YOUR GOAL » Everything from the line with "Output the component" through the line with "import * as", inclusive, should be repeated exactly, except the pictures.

DATASET EXTRACT »

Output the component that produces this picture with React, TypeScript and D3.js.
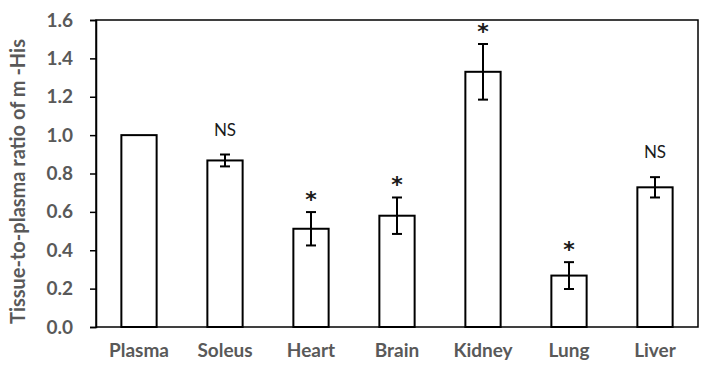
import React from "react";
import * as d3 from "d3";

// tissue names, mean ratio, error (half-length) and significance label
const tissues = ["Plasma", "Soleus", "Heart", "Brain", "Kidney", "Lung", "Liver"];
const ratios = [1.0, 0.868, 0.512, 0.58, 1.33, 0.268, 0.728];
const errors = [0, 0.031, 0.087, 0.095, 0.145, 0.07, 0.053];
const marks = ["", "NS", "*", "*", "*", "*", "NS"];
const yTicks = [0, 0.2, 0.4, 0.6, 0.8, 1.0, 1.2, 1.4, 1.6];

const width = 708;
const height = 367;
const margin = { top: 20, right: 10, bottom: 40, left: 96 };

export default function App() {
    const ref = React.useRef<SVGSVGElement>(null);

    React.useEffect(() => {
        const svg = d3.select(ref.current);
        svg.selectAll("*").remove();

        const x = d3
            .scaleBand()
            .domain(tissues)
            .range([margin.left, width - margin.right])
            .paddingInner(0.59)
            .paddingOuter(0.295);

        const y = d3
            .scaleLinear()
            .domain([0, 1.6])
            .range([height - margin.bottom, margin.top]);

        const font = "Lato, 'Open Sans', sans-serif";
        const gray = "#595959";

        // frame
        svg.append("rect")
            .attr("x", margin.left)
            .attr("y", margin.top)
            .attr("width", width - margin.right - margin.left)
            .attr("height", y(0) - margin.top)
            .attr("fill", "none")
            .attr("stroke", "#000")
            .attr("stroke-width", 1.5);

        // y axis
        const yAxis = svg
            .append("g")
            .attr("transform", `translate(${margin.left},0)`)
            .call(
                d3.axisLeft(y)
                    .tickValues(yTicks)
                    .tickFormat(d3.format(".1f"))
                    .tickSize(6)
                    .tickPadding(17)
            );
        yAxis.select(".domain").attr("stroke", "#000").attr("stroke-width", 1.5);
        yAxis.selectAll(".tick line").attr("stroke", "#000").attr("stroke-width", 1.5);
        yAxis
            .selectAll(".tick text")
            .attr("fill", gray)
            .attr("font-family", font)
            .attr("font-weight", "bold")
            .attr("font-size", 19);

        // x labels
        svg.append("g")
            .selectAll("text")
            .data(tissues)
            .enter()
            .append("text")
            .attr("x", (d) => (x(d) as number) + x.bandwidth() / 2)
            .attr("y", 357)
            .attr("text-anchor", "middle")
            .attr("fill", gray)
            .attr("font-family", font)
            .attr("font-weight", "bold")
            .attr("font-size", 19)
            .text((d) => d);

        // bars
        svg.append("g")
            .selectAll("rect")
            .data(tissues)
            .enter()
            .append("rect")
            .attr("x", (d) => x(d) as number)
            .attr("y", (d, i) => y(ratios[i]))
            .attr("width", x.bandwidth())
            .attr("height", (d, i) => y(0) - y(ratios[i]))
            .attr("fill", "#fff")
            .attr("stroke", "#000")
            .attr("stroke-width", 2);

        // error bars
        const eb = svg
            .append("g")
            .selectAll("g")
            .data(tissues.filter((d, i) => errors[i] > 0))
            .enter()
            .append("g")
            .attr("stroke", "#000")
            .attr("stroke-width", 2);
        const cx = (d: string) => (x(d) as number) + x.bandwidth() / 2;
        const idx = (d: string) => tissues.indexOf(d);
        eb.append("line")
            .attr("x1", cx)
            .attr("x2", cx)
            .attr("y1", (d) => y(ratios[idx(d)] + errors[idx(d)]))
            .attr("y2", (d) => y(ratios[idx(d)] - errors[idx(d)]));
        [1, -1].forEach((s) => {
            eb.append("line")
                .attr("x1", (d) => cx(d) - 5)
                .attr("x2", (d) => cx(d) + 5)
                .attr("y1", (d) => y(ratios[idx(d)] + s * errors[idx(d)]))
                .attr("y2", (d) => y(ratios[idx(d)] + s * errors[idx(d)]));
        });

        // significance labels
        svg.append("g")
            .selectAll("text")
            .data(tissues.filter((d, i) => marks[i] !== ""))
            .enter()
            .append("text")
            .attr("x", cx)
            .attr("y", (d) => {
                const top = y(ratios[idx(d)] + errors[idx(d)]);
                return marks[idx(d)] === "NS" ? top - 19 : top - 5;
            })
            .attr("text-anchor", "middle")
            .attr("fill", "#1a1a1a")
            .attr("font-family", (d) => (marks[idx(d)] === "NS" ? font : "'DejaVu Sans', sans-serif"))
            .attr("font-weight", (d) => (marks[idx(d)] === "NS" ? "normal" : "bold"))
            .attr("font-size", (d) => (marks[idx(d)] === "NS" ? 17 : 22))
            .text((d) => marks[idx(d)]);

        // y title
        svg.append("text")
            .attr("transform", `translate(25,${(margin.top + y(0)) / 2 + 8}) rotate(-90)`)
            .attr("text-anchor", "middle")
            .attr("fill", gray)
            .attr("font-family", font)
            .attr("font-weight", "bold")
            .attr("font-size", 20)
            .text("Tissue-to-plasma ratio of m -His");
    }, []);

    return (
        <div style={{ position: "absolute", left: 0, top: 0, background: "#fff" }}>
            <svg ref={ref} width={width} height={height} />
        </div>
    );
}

...

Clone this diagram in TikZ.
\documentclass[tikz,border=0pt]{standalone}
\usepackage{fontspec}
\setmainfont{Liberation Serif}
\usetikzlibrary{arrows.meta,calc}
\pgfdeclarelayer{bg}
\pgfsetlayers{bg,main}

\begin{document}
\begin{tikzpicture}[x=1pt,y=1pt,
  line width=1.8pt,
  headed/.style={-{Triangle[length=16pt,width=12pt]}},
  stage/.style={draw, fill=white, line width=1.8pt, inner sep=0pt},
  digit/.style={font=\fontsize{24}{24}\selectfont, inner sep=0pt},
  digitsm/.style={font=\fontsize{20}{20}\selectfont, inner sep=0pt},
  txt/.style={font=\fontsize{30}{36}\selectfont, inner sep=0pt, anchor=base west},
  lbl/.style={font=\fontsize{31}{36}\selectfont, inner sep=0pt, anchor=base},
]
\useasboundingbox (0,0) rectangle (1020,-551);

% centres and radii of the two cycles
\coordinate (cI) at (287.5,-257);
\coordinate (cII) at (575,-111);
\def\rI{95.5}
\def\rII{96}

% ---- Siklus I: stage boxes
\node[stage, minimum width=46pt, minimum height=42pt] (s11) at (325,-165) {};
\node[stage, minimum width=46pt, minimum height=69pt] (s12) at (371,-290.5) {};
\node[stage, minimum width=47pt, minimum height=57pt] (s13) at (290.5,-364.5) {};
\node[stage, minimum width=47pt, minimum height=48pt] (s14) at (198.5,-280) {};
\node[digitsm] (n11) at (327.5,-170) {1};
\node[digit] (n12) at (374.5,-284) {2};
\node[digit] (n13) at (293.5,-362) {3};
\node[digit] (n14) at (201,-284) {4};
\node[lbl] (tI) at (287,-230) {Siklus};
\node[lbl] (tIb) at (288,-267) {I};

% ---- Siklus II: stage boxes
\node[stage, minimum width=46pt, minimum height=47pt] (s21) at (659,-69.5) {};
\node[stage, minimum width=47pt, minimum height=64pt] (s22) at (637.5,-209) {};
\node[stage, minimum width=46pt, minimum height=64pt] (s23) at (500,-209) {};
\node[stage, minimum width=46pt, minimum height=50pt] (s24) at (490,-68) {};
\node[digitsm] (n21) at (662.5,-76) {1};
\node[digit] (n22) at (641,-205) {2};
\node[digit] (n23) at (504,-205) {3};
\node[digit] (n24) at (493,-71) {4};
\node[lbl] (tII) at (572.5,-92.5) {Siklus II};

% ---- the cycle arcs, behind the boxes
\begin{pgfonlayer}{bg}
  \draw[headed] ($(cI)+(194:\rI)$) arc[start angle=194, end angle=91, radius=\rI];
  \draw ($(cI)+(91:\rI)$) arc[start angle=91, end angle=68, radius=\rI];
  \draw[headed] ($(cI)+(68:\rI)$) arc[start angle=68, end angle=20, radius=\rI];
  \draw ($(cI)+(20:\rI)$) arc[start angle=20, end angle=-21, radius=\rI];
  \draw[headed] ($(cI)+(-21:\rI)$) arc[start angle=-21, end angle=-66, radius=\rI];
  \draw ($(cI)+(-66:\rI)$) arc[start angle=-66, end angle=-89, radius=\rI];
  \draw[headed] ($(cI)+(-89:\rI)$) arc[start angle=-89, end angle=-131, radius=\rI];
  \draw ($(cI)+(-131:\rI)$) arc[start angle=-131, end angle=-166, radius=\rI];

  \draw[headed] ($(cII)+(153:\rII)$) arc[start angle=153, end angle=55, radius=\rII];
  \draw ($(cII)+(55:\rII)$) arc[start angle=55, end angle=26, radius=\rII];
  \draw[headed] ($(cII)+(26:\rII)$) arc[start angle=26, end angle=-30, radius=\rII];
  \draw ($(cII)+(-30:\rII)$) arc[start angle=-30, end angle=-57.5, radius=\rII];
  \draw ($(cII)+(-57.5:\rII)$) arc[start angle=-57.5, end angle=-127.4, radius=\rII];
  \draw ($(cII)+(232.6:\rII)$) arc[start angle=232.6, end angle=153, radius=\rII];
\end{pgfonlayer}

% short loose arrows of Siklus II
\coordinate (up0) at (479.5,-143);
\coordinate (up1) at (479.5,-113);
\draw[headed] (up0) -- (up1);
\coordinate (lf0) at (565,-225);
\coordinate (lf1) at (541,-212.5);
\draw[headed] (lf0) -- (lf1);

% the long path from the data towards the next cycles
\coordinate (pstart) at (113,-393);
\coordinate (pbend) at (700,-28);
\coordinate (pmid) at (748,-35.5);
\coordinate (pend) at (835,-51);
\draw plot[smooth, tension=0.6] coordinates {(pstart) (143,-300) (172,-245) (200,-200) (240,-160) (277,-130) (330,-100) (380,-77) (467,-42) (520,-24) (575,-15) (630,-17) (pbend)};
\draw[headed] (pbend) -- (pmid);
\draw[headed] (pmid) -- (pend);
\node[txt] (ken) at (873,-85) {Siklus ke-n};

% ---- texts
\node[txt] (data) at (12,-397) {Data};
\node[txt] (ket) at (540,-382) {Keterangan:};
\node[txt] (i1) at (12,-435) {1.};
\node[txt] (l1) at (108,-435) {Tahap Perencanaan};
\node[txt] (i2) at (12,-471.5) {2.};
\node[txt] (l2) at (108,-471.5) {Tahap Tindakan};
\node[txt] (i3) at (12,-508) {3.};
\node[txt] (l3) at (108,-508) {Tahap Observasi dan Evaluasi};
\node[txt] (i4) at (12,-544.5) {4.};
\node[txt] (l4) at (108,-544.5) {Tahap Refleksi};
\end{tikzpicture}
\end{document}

RESULT OF THE TASK »
Output the component that produces this picture with React, TypeScript and D3.js.
import React from "react";
import * as d3 from "d3";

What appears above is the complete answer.